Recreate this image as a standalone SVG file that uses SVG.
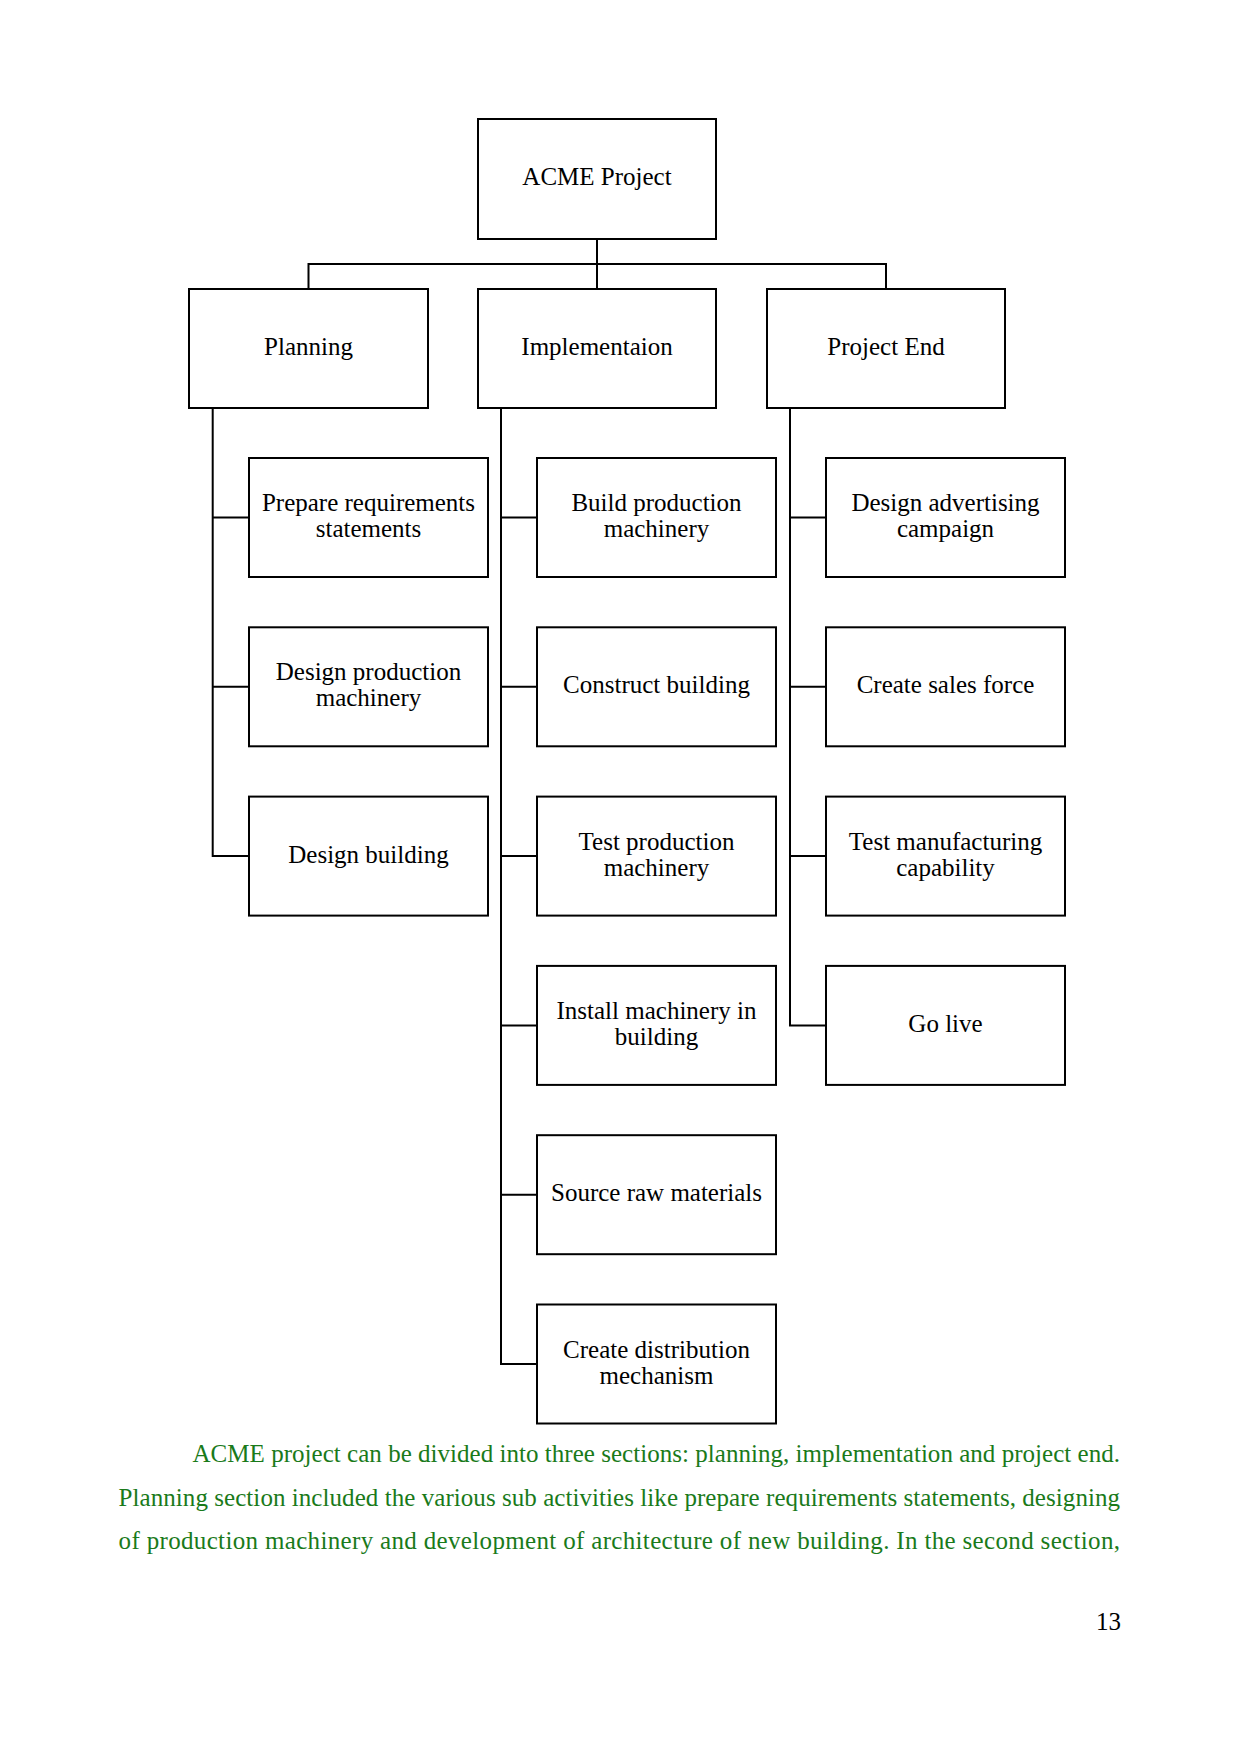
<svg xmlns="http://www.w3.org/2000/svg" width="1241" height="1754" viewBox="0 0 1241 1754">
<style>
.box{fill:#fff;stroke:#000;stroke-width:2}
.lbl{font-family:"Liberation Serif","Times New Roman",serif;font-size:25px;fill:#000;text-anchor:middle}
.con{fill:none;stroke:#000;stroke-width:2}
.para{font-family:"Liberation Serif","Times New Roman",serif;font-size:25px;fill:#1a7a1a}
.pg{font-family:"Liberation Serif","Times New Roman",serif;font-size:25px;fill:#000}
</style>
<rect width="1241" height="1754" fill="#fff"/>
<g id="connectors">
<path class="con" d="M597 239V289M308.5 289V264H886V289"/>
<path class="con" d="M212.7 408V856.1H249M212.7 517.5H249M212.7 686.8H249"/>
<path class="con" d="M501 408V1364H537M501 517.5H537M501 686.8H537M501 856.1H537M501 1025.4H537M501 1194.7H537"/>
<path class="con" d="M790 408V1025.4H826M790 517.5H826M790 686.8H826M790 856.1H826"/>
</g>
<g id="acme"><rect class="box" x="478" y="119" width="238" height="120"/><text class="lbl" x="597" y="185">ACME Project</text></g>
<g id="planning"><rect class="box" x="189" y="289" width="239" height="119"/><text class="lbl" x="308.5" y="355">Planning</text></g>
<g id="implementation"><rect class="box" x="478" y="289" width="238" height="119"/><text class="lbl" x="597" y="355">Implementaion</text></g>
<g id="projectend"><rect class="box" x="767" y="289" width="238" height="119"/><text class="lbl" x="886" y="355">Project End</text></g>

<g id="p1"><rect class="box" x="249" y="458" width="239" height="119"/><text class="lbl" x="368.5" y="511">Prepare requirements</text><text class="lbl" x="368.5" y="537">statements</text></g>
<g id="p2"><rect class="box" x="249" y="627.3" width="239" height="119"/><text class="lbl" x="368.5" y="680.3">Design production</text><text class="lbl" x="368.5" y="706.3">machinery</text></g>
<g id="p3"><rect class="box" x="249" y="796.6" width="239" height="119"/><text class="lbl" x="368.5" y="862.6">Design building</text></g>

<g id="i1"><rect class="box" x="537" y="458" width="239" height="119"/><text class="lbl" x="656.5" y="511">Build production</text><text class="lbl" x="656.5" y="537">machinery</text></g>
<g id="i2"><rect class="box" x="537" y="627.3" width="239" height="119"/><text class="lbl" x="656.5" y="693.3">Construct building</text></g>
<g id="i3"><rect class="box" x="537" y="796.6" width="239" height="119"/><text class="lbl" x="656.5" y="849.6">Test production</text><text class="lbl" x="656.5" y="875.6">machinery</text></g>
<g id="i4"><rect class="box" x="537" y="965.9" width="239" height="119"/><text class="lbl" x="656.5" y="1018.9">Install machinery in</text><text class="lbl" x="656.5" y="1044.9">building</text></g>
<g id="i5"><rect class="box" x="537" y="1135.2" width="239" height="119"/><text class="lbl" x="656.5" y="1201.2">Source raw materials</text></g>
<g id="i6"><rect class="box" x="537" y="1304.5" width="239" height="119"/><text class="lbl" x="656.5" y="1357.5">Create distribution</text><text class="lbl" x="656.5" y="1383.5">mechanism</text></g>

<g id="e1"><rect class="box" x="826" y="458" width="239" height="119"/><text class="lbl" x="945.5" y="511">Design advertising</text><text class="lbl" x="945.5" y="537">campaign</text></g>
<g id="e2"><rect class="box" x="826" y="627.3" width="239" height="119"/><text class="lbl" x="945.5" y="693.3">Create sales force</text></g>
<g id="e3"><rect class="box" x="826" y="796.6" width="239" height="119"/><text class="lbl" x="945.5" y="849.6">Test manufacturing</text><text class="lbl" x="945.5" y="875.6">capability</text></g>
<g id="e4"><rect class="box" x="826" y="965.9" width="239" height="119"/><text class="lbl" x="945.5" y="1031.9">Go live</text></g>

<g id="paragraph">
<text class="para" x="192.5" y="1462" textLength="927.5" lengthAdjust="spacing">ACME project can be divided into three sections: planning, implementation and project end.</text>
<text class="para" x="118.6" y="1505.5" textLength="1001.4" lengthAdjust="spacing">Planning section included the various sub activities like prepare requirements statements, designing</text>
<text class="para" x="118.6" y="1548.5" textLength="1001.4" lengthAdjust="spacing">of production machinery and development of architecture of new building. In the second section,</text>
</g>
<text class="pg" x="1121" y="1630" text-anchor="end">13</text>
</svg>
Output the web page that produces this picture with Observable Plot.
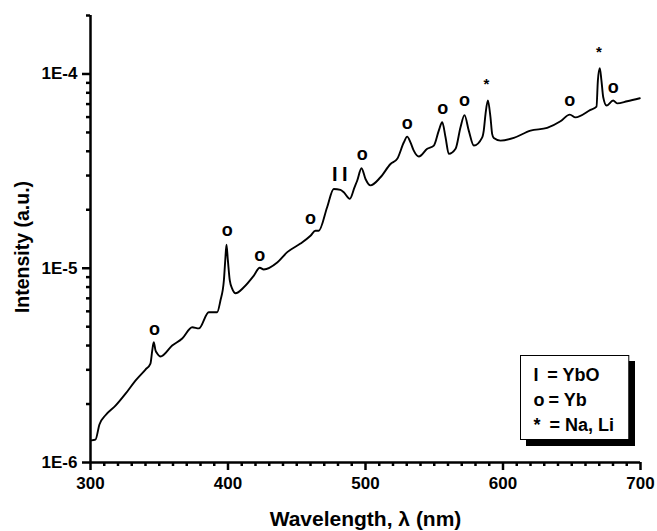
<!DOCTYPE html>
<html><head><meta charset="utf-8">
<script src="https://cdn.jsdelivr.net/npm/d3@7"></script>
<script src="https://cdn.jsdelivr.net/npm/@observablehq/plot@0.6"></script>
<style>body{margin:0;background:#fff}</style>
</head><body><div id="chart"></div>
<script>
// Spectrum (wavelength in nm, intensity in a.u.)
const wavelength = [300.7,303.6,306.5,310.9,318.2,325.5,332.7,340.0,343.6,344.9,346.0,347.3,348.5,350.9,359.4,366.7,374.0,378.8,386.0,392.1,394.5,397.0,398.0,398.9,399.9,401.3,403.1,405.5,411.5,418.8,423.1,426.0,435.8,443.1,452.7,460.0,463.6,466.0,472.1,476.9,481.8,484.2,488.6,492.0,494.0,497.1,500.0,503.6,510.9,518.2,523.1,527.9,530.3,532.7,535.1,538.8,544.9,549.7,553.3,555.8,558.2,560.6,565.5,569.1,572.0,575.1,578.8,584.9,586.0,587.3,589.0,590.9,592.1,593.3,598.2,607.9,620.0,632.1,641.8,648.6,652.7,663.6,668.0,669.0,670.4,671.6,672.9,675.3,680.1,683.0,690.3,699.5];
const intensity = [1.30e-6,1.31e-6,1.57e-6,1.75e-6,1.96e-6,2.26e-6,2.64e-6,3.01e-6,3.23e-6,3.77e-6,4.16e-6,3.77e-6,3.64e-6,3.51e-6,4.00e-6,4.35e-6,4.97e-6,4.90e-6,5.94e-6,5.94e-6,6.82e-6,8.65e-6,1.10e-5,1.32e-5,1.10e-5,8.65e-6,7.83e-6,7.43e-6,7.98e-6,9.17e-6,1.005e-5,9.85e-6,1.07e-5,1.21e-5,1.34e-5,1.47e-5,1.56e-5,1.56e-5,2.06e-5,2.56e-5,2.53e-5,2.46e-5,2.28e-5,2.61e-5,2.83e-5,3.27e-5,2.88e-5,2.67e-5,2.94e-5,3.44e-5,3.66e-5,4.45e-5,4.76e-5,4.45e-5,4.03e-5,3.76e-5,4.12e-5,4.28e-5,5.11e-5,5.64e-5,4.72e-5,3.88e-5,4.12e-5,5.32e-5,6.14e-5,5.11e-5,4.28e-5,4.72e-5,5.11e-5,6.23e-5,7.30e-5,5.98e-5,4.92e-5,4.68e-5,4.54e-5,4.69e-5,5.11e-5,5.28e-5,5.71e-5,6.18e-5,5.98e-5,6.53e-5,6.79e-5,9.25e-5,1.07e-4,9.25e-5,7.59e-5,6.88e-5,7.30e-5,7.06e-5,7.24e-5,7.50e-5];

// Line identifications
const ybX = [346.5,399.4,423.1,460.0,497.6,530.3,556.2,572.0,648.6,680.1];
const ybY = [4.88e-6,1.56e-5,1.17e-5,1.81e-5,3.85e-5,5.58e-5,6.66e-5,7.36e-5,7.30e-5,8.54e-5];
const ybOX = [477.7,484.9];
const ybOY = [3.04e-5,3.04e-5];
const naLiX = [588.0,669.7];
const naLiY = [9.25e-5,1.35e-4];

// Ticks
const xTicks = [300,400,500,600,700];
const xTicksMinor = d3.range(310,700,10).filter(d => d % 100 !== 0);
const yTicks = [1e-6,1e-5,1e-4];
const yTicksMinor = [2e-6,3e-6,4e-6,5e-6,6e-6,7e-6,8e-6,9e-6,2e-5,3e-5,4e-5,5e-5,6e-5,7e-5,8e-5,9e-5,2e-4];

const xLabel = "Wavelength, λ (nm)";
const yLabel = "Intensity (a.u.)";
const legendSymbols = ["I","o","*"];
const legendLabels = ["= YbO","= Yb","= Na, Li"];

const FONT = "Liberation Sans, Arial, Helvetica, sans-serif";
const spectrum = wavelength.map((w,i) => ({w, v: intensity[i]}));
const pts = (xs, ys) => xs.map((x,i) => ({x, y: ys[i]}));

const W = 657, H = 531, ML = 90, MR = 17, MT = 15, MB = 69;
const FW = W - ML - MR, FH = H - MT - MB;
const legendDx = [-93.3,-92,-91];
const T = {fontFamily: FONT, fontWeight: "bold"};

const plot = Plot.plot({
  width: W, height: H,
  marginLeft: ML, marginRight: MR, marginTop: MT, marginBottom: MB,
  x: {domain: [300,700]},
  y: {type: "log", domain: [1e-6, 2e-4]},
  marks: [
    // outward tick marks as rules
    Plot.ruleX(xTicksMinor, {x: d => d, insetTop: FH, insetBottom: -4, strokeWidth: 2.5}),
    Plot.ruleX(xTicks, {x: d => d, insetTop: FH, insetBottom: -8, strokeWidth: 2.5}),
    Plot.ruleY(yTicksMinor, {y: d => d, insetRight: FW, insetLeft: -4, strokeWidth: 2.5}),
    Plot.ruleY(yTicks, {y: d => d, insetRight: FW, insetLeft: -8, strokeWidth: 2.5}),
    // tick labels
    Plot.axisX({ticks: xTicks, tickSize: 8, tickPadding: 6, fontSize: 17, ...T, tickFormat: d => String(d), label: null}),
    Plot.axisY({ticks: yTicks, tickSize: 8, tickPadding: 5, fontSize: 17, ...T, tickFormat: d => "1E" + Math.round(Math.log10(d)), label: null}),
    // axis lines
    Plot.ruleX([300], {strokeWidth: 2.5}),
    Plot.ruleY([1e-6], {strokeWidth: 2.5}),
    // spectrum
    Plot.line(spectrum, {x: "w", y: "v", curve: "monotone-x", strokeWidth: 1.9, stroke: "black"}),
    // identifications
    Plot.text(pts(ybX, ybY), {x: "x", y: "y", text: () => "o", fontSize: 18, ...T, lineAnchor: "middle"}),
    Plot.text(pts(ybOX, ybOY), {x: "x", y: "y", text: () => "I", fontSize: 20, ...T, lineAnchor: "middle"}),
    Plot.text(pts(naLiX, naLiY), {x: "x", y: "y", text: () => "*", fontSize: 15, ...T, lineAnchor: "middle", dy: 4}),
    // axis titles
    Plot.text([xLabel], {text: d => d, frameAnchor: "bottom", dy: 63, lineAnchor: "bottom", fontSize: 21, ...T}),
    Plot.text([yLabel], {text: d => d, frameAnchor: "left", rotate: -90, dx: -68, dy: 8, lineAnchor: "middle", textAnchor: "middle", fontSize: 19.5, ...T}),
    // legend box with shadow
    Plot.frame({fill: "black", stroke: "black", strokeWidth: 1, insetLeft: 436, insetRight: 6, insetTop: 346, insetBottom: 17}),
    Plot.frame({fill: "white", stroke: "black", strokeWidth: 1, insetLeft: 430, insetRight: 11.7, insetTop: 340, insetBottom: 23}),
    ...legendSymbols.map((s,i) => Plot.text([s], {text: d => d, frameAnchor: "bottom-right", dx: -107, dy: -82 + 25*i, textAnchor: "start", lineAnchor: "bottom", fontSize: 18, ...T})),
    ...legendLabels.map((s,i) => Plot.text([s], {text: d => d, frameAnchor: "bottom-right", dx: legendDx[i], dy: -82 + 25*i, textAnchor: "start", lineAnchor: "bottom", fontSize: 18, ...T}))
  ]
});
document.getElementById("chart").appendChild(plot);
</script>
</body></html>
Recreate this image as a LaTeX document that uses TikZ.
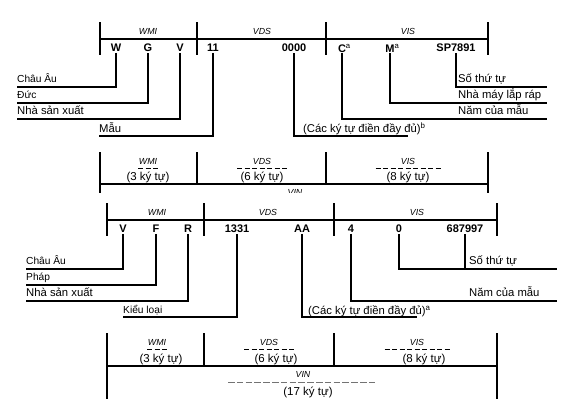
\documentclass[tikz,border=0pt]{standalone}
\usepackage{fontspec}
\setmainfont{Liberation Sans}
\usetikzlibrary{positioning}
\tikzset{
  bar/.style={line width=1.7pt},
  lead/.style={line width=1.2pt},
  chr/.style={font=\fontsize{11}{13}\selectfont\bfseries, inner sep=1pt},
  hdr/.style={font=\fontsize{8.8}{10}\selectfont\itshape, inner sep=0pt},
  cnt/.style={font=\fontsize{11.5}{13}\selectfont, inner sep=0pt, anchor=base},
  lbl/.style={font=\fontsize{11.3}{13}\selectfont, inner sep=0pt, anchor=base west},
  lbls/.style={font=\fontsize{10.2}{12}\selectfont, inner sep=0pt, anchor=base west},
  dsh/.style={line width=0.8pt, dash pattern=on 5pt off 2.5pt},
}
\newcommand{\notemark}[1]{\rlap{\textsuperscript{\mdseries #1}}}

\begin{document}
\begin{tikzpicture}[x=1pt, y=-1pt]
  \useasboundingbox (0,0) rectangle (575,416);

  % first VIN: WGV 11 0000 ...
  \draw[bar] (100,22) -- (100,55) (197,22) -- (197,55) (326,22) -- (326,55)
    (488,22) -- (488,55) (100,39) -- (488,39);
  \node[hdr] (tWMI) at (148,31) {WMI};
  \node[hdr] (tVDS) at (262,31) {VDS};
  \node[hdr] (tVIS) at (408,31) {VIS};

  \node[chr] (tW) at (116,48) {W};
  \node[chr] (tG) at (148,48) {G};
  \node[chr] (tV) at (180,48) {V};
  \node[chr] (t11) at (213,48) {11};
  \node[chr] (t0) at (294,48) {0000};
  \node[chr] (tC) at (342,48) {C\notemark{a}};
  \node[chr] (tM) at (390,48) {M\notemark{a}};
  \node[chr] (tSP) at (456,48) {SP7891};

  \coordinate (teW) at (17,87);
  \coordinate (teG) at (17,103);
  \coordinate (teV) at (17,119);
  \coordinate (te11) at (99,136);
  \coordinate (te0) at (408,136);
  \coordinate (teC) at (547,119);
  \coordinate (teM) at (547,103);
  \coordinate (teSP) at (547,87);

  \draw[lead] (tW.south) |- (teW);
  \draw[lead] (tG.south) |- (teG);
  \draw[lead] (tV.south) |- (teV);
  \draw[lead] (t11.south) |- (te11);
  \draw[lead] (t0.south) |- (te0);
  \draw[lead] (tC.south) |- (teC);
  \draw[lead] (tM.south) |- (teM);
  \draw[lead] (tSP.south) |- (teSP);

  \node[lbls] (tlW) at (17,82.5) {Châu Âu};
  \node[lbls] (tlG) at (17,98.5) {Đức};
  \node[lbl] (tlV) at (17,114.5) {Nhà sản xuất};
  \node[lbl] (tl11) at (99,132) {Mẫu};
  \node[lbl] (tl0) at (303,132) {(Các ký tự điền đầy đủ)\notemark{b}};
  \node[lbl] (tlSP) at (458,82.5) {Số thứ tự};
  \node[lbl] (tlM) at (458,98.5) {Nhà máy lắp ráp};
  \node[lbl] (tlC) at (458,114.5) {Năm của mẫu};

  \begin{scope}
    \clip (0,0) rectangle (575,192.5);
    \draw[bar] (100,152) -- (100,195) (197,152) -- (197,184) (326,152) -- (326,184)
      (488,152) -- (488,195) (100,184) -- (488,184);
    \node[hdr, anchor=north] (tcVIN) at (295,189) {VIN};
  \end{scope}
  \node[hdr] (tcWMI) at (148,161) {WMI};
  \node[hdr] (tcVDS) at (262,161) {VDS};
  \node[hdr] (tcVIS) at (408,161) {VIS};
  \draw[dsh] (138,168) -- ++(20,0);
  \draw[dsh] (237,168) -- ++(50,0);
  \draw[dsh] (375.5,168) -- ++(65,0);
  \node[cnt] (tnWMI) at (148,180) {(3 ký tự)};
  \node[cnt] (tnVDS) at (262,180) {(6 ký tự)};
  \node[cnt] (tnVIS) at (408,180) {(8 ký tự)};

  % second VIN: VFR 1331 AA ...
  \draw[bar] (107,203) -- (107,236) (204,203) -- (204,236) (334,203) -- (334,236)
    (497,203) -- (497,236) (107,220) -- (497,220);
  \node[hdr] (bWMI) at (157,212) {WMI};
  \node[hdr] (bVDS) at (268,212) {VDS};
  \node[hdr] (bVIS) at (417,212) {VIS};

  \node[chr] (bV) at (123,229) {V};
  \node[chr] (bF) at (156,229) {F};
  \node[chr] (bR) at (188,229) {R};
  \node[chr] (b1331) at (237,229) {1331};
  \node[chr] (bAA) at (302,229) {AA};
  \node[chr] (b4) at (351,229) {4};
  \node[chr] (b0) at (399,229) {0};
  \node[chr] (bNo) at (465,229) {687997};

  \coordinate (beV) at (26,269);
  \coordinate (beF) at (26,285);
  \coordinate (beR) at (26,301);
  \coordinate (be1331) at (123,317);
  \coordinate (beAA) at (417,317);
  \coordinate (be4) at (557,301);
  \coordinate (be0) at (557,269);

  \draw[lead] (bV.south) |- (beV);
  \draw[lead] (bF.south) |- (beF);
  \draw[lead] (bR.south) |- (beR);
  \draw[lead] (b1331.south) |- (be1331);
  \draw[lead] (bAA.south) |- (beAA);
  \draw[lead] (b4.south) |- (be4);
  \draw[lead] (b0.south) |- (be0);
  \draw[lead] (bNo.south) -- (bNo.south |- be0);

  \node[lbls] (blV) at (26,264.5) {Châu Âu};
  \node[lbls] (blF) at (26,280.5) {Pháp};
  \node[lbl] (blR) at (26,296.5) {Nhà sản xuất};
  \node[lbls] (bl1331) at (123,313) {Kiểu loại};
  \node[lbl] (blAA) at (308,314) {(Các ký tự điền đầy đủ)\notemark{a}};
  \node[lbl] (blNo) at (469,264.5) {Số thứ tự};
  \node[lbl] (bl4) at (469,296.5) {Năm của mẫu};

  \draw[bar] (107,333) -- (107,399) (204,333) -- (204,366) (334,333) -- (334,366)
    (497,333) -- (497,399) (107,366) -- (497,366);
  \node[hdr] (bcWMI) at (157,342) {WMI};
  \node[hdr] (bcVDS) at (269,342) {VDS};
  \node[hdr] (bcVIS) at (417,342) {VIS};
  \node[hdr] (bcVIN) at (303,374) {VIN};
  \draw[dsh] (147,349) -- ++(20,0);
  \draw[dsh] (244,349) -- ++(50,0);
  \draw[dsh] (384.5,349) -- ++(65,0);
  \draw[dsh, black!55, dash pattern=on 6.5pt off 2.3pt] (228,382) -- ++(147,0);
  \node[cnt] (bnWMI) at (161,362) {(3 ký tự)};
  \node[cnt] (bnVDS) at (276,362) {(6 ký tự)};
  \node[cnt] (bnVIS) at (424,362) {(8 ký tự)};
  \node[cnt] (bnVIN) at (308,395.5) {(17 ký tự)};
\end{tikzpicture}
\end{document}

+ + + + + + +

• Directions
Every line of the listing that holds "uses" should be found and copied.

• Exercise result
Recreate this image as a standalone SVG file that uses SVG.
Recreate this image as a LaTeX document that uses TikZ.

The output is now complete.